Renowned novelist Harper Lee was planning to write a string of novels, including 'India, 1910,' to occupy her for the next 15 years, post 'To Kill A Mockingbird.'

According to a letter sent two years before the famous book was published in 1960, the author had listed six ideas namely: 'Race Novel,' 'Victorian Novel,' 'What Mr Graham Greene calls An Entertainment,' 'I'm gonna tear Monroeville to pieces (1958 Monroeville),' 'A Novel of The United Nations' and 'India, 1910.'

Though the manuscript she wrote before that book, 'Go Set A Watchman,' which she wrote in the mid-1950s, has been found and will soon be published, Lee hasn't penned another full novel since the Pulitzer Prize winning novel's success, the BBC reported.

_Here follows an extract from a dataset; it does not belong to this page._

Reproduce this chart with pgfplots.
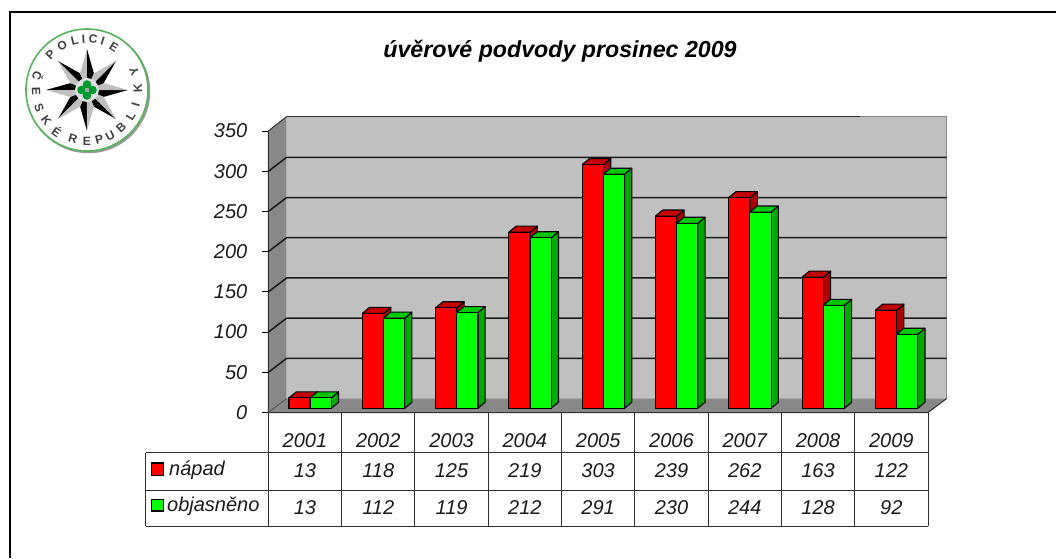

In 1958, she wrote to her friend Joy Brown who, along with her husband Michael, had given her money to leave her job and focus on writing, and told him that she was she was trying to finish "My Novel," calling it "the hardest damn thing to write I've ever attempted."

Talking about her book ideas, she said that her agent Annie Laurie Williams would sell 'India, 1910' "to the movies," where the heroine will be named Portulaca Brown, an Anglo-Indian, who's dissatisfied with her her marriage to Lord Kinloch Kinloch of Loch Kin, Outer Hebrides, and joins Lady Clementine Pankhurst in a Movement.

Lee, who sigend the letter with her first name Nelle, has been away from spotlight since 60's, and it has long been the stuff of literary mystery and conjecture.